There is a good reason that we call Fannie and Freddie GSEs. Although each has traditionally had the “look” of an ordinary corporation, complete with a board of directors and shares traded on the New York Stock Exchange, both are creatures of the federal government. Their charters come from acts of Congress (rather than from, say, the state of Delaware); the President of the United States could appoint 5 (of their 18) board members; they had a special line of credit with the Treasury; and they enjoyed various other privileges that were not available to ordinary corporations.

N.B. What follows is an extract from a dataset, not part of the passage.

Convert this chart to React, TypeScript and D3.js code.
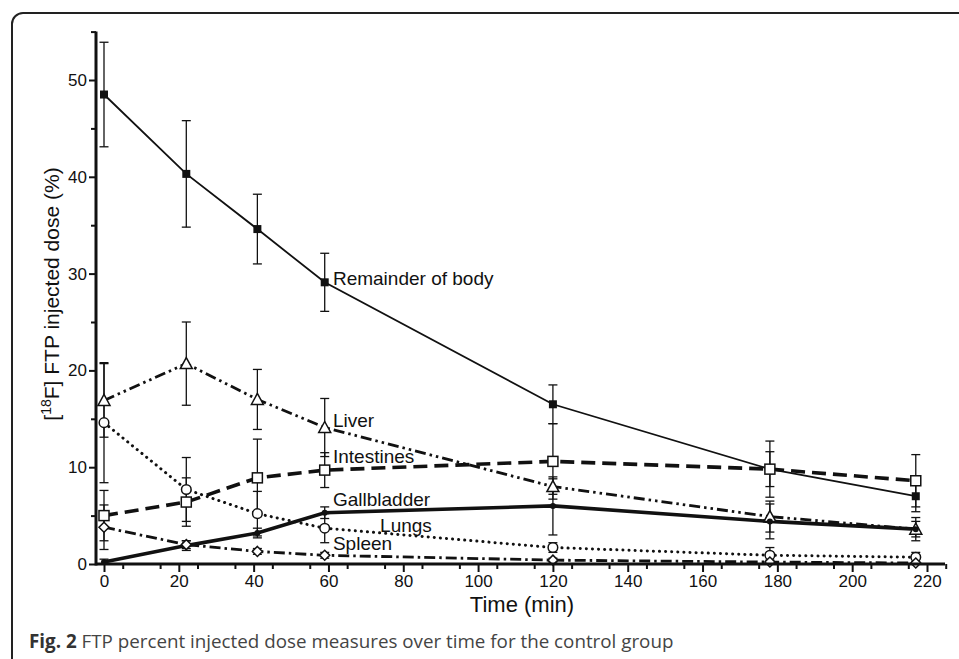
import React, { useEffect, useRef } from "react";
import * as d3 from "d3";

// sample times (min)
const times = [0, 22, 41, 59, 120, 178, 217];

// mean % injected dose and error per organ
const remainderMean = [48.5, 40.3, 34.6, 29.1, 16.5, 9.8, 7.0];
const remainderErr = [5.4, 5.5, 3.6, 3.0, 2.0, 1.8, 1.6];
const liverMean = [16.9, 20.7, 17.0, 14.1, 8.0, 4.9, 3.6];
const liverErr = [3.8, 4.3, 3.1, 3.0, 0.8, 1.6, 1.2];
const intestinesMean = [5.0, 6.4, 8.9, 9.7, 10.6, 9.8, 8.6];
const intestinesErr = [2.6, 2.5, 4.0, 1.8, 3.9, 2.9, 2.7];
const gallbladderMean = [0.2, 1.9, 3.2, 5.3, 6.0, 4.4, 3.6];
const gallbladderErr = [0.3, 0.5, 0.5, 0.6, 3.0, 1.8, 0.8];
const lungsMean = [14.6, 7.7, 5.2, 3.7, 1.7, 0.9, 0.7];
const lungsErr = [6.2, 3.3, 2.3, 1.5, 0.5, 0.8, 0.5];
const spleenMean = [3.8, 2.0, 1.3, 0.9, 0.4, 0.2, 0.1];
const spleenErr = [2.3, 0.4, 0.3, 0.3, 0.2, 0.2, 0.1];

const xTicks = [0, 20, 40, 60, 80, 100, 120, 140, 160, 180, 200, 220];
const yTicks = [0, 10, 20, 30, 40, 50];

const series = [
  { name: "Remainder of body", mean: remainderMean, err: remainderErr, marker: "fsquare", dash: null, width: 1.8, labelAt: [61.2, 28.8] },
  { name: "Liver", mean: liverMean, err: liverErr, marker: "triangle", dash: "11,4,2.5,4,2.5,4", width: 2.8, labelAt: [61.2, 14.15] },
  { name: "Intestines", mean: intestinesMean, err: intestinesErr, marker: "square", dash: "14,7", width: 3.6, labelAt: [61.2, 10.4] },
  { name: "Gallbladder", mean: gallbladderMean, err: gallbladderErr, marker: "dot", dash: null, width: 3.6, labelAt: [61.2, 6.0] },
  { name: "Lungs", mean: lungsMean, err: lungsErr, marker: "circle", dash: "0.1,6", width: 3, labelAt: [73.8, 3.3] },
  { name: "Spleen", mean: spleenMean, err: spleenErr, marker: "diamond", dash: "11,4,2.5,4", width: 2.8, labelAt: [61.2, 1.45] },
];

const App = () => {
  const ref = useRef<SVGSVGElement>(null);

  useEffect(() => {
    const svg = d3.select(ref.current);
    svg.selectAll("*").remove();

    const x = d3.scaleLinear().domain([0, 220]).range([104, 927]);
    const y = d3.scaleLinear().domain([0, 50]).range([564, 80]);
    const font = "Liberation Sans, Arial, sans-serif";

    // figure frame
    svg.append("rect").attr("x", 12).attr("y", 13).attr("width", 1000).attr("height", 700)
      .attr("rx", 11).attr("fill", "none").attr("stroke", "#222").attr("stroke-width", 2);

    // error bars
    const eb = svg.append("g").attr("stroke", "#111").attr("stroke-width", 1.3);
    series.forEach(s => {
      times.forEach((t, i) => {
        const cx = x(t), top = y(s.mean[i] + s.err[i]), bot = y(Math.max(0, s.mean[i] - s.err[i]));
        eb.append("line").attr("x1", cx).attr("x2", cx).attr("y1", top).attr("y2", bot);
        eb.append("line").attr("x1", cx - 4.5).attr("x2", cx + 4.5).attr("y1", top).attr("y2", top);
        if (s.mean[i] - s.err[i] > 0)
          eb.append("line").attr("x1", cx - 4.5).attr("x2", cx + 4.5).attr("y1", bot).attr("y2", bot);
      });
    });

    // lines
    const line = d3.line<number>().x((d, i) => x(times[i])).y(d => y(d));
    series.forEach(s => {
      svg.append("path").datum(s.mean).attr("d", line).attr("fill", "none").attr("stroke", "#111")
        .attr("stroke-width", s.width).attr("stroke-dasharray", s.dash)
        .attr("stroke-linecap", s.name === "Lungs" ? "round" : "butt");
    });

    // markers
    series.forEach(s => {
      const g = svg.append("g");
      s.mean.forEach((v, i) => {
        const cx = x(times[i]), cy = y(v);
        if (s.marker === "fsquare") g.append("rect").attr("x", cx - 4).attr("y", cy - 4).attr("width", 8).attr("height", 8).attr("fill", "#111");
        if (s.marker === "square") g.append("rect").attr("x", cx - 5).attr("y", cy - 5).attr("width", 10).attr("height", 10).attr("fill", "#fff").attr("stroke", "#111").attr("stroke-width", 1.5);
        if (s.marker === "dot") g.append("circle").attr("cx", cx).attr("cy", cy).attr("r", 3).attr("fill", "#111");
        if (s.marker === "circle") g.append("circle").attr("cx", cx).attr("cy", cy).attr("r", 4.8).attr("fill", "#fff").attr("stroke", "#111").attr("stroke-width", 1.5);
        if (s.marker === "triangle") g.append("path").attr("d", `M${cx},${cy - 6}L${cx + 6},${cy + 5}L${cx - 6},${cy + 5}Z`).attr("fill", "#fff").attr("stroke", "#111").attr("stroke-width", 1.5);
        if (s.marker === "diamond") g.append("path").attr("d", `M${cx},${cy - 5}L${cx + 5},${cy}L${cx},${cy + 5}L${cx - 5},${cy}Z`).attr("fill", "#fff").attr("stroke", "#111").attr("stroke-width", 1.5);
      });
      svg.append("text").attr("x", x(s.labelAt[0])).attr("y", y(s.labelAt[1])).text(s.name)
        .attr("font-family", font).attr("font-size", 19).attr("fill", "#111");
    });

    // axes
    svg.append("g").attr("transform", "translate(0,564)")
      .call(d3.axisBottom(x).tickValues(xTicks).tickSize(8).tickPadding(3).tickFormat(d3.format("d")));
    svg.append("g").attr("transform", "translate(0,564)")
      .call(d3.axisBottom(x).tickValues(d3.range(5, 230, 10)).tickSize(5).tickFormat(() => ""));
    svg.append("g").attr("transform", "translate(96,0)")
      .call(d3.axisLeft(y).tickValues(yTicks).tickSize(7).tickPadding(2).tickFormat(d3.format("d")));
    svg.append("g").attr("transform", "translate(96,0)")
      .call(d3.axisLeft(y).tickValues([5, 15, 25, 35, 45, 55]).tickSize(5).tickFormat(() => ""));
    svg.selectAll(".domain").remove();
    svg.selectAll(".tick line").attr("stroke", "#111").attr("stroke-width", 2);
    svg.selectAll(".tick text").attr("font-family", font).attr("font-size", 17).attr("fill", "#111");
    svg.append("line").attr("x1", 96).attr("x2", 945).attr("y1", 564).attr("y2", 564).attr("stroke", "#111").attr("stroke-width", 3);
    svg.append("line").attr("x1", 96).attr("x2", 96).attr("y1", 565.5).attr("y2", y(55)).attr("stroke", "#111").attr("stroke-width", 3);

    // axis titles
    svg.append("text").attr("x", 522).attr("y", 612).attr("text-anchor", "middle")
      .attr("font-family", font).attr("font-size", 22).attr("fill", "#111").text("Time (min)");
    const yl = svg.append("text").attr("transform", "translate(59,294) rotate(-90)").attr("text-anchor", "middle")
      .attr("font-family", font).attr("font-size", 21).attr("fill", "#111");
    yl.append("tspan").text("[");
    yl.append("tspan").attr("font-size", 14).attr("dy", -8).text("18");
    yl.append("tspan").attr("dy", 8).text("F] FTP injected dose (%)");

    // caption
    const cap = svg.append("text").attr("x", 29).attr("y", 648).attr("font-family", "Open Sans, sans-serif").attr("font-size", 18.8);
    cap.append("tspan").attr("font-weight", "bold").attr("fill", "#333").text("Fig. 2");
    cap.append("tspan").attr("fill", "#444").text(" FTP percent injected dose measures over time for the control group");
  }, []);

  return (
    <svg ref={ref} width={959} height={659} style={{ position: "absolute", left: 0, top: 0, background: "#fff" }} />
  );
};

export default App;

Fannie and Freddie have always been and continue to be special. Prior to 2008, their stand-alone financial conditions would have generated a AA- bond rating from the credit rating agencies, but they were generally able to borrow at better-than-AAA interest rates (barely above Treasury rates). Despite the disclaimers of various Treasury Secretaries—as well as the statement on their securities that they were not full-faith-and-credit obligations of the federal government—the debt markets acted as if the Treasury would rescue the GSEs (in reality, rescue their creditors) if they got into financial difficulties. The events of September 2008 proved market participants correct. And since then, investors have been even more inclined to treat the GSEs’ securities as safe.

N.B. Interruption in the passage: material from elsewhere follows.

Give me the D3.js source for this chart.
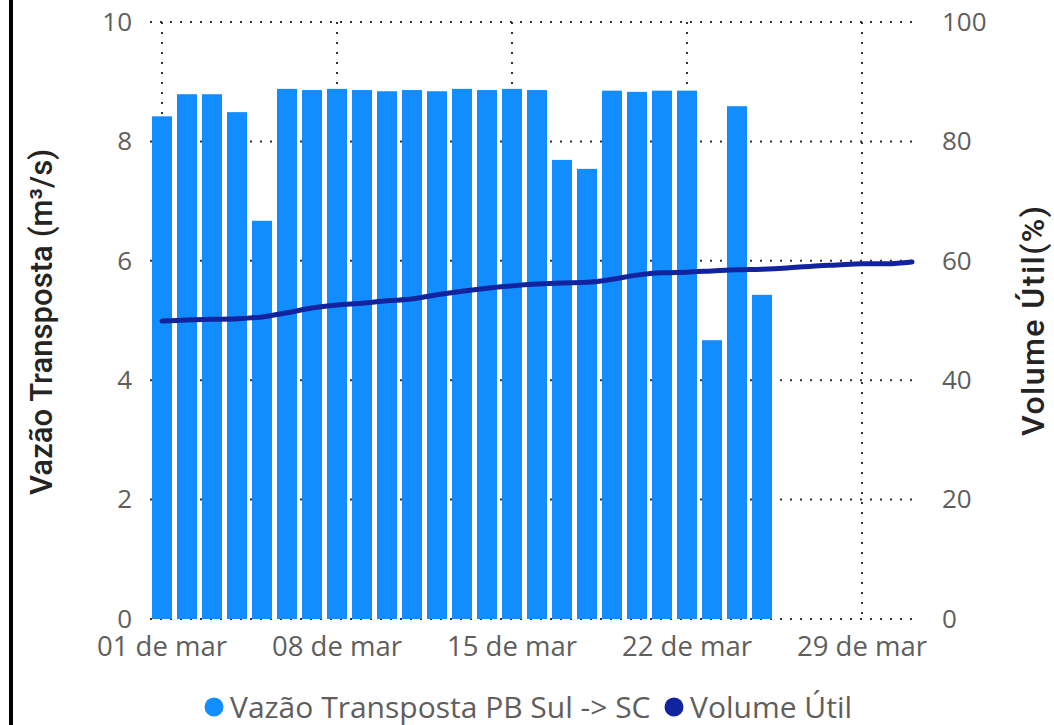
<!DOCTYPE html>
<html>
<head>
<meta charset="utf-8">
<script src="https://cdn.jsdelivr.net/npm/d3@7"></script>
<style>
  html, body { margin: 0; padding: 0; background: #fff; overflow: hidden; }
  svg { display: block; }
</style>
</head>
<body>
<div id="chart"></div>
<script>
// days of march shown on the x axis
const days = d3.range(1, 32);
// Vazão Transposta PB Sul -> SC (m3/s), one value per day (01..25 mar)
const vazao = [8.42, 8.79, 8.79, 8.49, 6.67, 8.88, 8.86, 8.88, 8.86, 8.84,
  8.86, 8.84, 8.88, 8.86, 8.88, 8.86, 7.69, 7.54, 8.85, 8.83,
  8.85, 8.85, 4.67, 8.59, 5.43];
// Volume Útil (%), one value per day (01..31 mar)
const volume = [49.9, 50.1, 50.2, 50.3, 50.6, 51.3, 52.1, 52.6, 52.9, 53.3,
  53.6, 54.3, 54.9, 55.4, 55.8, 56.1, 56.3, 56.4, 56.9, 57.6,
  58.0, 58.1, 58.3, 58.5, 58.6, 58.8, 59.1, 59.3, 59.5, 59.5, 59.8];
const leftTicks = [0, 2, 4, 6, 8, 10];
const rightTicks = [0, 20, 40, 60, 80, 100];
const xTickDays = [1, 8, 15, 22, 29];
const xTickLabels = ["01 de mar", "08 de mar", "15 de mar", "22 de mar", "29 de mar"];
const seriesNames = ["Vazão Transposta PB Sul -> SC", "Volume Útil"];

const barColor = "#118DFF";
const lineColor = "#12239E";
const tickColor = "#605E5C";
const titleColor = "#252423";
const tickFont = "'Open Sans', 'Noto Sans', sans-serif";
const titleFont = "Roboto, 'Noto Sans', sans-serif";

const width = 1054, height = 725;
const plot = { left: 150, right: 920, top: 22, bottom: 619 };

const svg = d3.select("#chart").append("svg")
  .attr("width", width)
  .attr("height", height);

// black border on the left edge
svg.append("rect")
  .attr("x", 9).attr("y", 0)
  .attr("width", 4).attr("height", height)
  .attr("fill", "#000");

// scales
const x = d3.scaleBand()
  .domain(days)
  .range([149.5, 924.5])
  .paddingInner(0.2)
  .paddingOuter(0.1);

const yLeft = d3.scaleLinear().domain([0, 10]).range([plot.bottom, plot.top]);
const yRight = d3.scaleLinear().domain([0, 100]).range([plot.bottom, plot.top]);

const cx = (d) => x(d) + x.bandwidth() / 2;

// gridlines
const grid = svg.append("g").attr("class", "grid");
grid.selectAll("line.h")
  .data(leftTicks)
  .join("line")
  .attr("class", "h")
  .attr("x1", plot.left).attr("x2", plot.right)
  .attr("y1", (d) => yLeft(d)).attr("y2", (d) => yLeft(d))
  .attr("stroke", "#333")
  .attr("stroke-width", 2)
  .attr("stroke-dasharray", "2,8");

grid.selectAll("line.v")
  .data(xTickDays)
  .join("line")
  .attr("class", "v")
  .attr("x1", (d) => cx(d)).attr("x2", (d) => cx(d))
  .attr("y1", plot.top).attr("y2", plot.bottom)
  .attr("stroke", "#333")
  .attr("stroke-width", 2)
  .attr("stroke-dasharray", "2,8");

// bars
svg.append("g")
  .selectAll("rect")
  .data(vazao)
  .join("rect")
  .attr("x", (d, i) => x(days[i]))
  .attr("y", (d) => yLeft(d))
  .attr("width", x.bandwidth())
  .attr("height", (d) => yLeft(0) - yLeft(d))
  .attr("fill", barColor);

// line
const line = d3.line()
  .x((d, i) => cx(days[i]))
  .y((d) => yRight(d))
  .curve(d3.curveMonotoneX);

svg.append("path")
  .datum(volume)
  .attr("d", line)
  .attr("fill", "none")
  .attr("stroke", lineColor)
  .attr("stroke-width", 5)
  .attr("stroke-linecap", "round")
  .attr("stroke-linejoin", "round");

// left axis
const leftAxis = svg.append("g")
  .attr("transform", `translate(${plot.left - 18},0)`)
  .call(d3.axisLeft(yLeft).tickValues(leftTicks).tickSize(0).tickPadding(0));
leftAxis.select(".domain").remove();
leftAxis.selectAll("text")
  .attr("fill", tickColor)
  .style("font-family", tickFont)
  .style("font-size", "26px");

// right axis
const rightAxis = svg.append("g")
  .attr("transform", `translate(${plot.right + 22},0)`)
  .call(d3.axisRight(yRight).tickValues(rightTicks).tickSize(0).tickPadding(0));
rightAxis.select(".domain").remove();
rightAxis.selectAll("text")
  .attr("fill", tickColor)
  .style("font-family", tickFont)
  .style("font-size", "26px");

// x axis
const xAxis = svg.append("g")
  .attr("transform", `translate(0,${plot.bottom + 17})`)
  .call(d3.axisBottom(x).tickValues(xTickDays)
    .tickFormat((d, i) => xTickLabels[i]).tickSize(0).tickPadding(0));
xAxis.select(".domain").remove();
xAxis.selectAll("text")
  .attr("fill", tickColor)
  .attr("dy", "0.71em")
  .style("font-family", tickFont)
  .style("font-size", "27.5px");

// axis titles
svg.append("text")
  .attr("transform", "translate(52,322) rotate(-90)")
  .attr("text-anchor", "middle")
  .attr("fill", titleColor)
  .attr("textLength", 346)
  .attr("lengthAdjust", "spacing")
  .style("font-family", titleFont)
  .style("font-weight", 500)
  .style("font-size", "31px")
  .text("Vazão Transposta (m³/s)");

svg.append("text")
  .attr("transform", "translate(1044,321) rotate(-90)")
  .attr("text-anchor", "middle")
  .attr("fill", titleColor)
  .attr("textLength", 230)
  .attr("lengthAdjust", "spacing")
  .style("font-family", titleFont)
  .style("font-weight", 500)
  .style("font-size", "32px")
  .text("Volume Útil(%)");

// legend
const legend = svg.append("g").attr("transform", "translate(0,707)");
const legendItems = [
  { name: seriesNames[0], color: barColor, x: 214 },
  { name: seriesNames[1], color: lineColor, x: 674 },
];
legendItems.forEach((item) => {
  legend.append("circle")
    .attr("cx", item.x).attr("cy", 0)
    .attr("r", 9.5)
    .attr("fill", item.color);
  legend.append("text")
    .attr("x", item.x + 16).attr("y", 0)
    .attr("dy", "0.35em")
    .attr("fill", tickColor)
    .style("font-family", tickFont)
    .style("font-size", "30px")
    .text(item.name);
});
</script>
</body>
</html>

The GSEs do face important restrictions. They cannot originate mortgages, nor can they become involved in financial (or other) activities outside of residential mortgages. Their regulator caps the value of the conforming residential mortgages that they can buy (and guarantee): as of 2017, the ceiling for a single-family mortgage is $424,100 in most states, but rises to $636,150 in “high-cost” areas, such as coastal California and expensive metropolitan areas. (For comparison, in June 2017, the median sales price for an existing home was $263,800, so that an 80-percent mortgage would be about $210,000.) Conforming mortgages also are supposed to have a 20-percent down payment (or other another source of credit support, such as private mortgage insurance), and the borrower is expected to meet appropriate creditworthiness standards. Finally, the FHFA also obliges the GSEs to act in a manner that supports affordable housing, especially in underserved communities.

The net impact of all of this specialness is that Fannie and Freddie subsidize home ownership. Prior to 2008, the common academic estimate was that conforming mortgages carried interest rates that were about 20-25 basis points lower than they would have been in the absence of the GSEs. The continued interest-rate spread between conforming loans and jumbo loans that exceed the regulatory caps suggests the subsidy persists (despite substantial increases in the guarantee fees charged for MBS).

Another consequence of the GSEs’ specialness is their size. As of 2008, Fannie and Freddie together guaranteed $3.5 trillion in outstanding MBS and had another $1.5 trillion in residential mortgages directly on their balance sheets. Combined, this accounted for nearly one half of the $10.5 trillion of residential mortgages then outstanding.   Although they have shrunk the mortgages on their balance sheets, they have expanded their MBS, and as of 2017 they still account for over 40% of residential mortgages.

The continued subsidy and scale of the GSEs are not accidental. They are simply one component of a larger set of public policies and institutions that encourage the construction and consumption of housing—mostly to promote home ownership, but for rental housing. The list is long, including an alphabet soup of federal agencies (FHA, VA, USDA, and HUD), favorable tax treatment (including the deductibility of mortgage interest payments and capital gains exclusion), and a myriad of state and local government provisions designed to encourage more housing. (For an extended discussion, see here.)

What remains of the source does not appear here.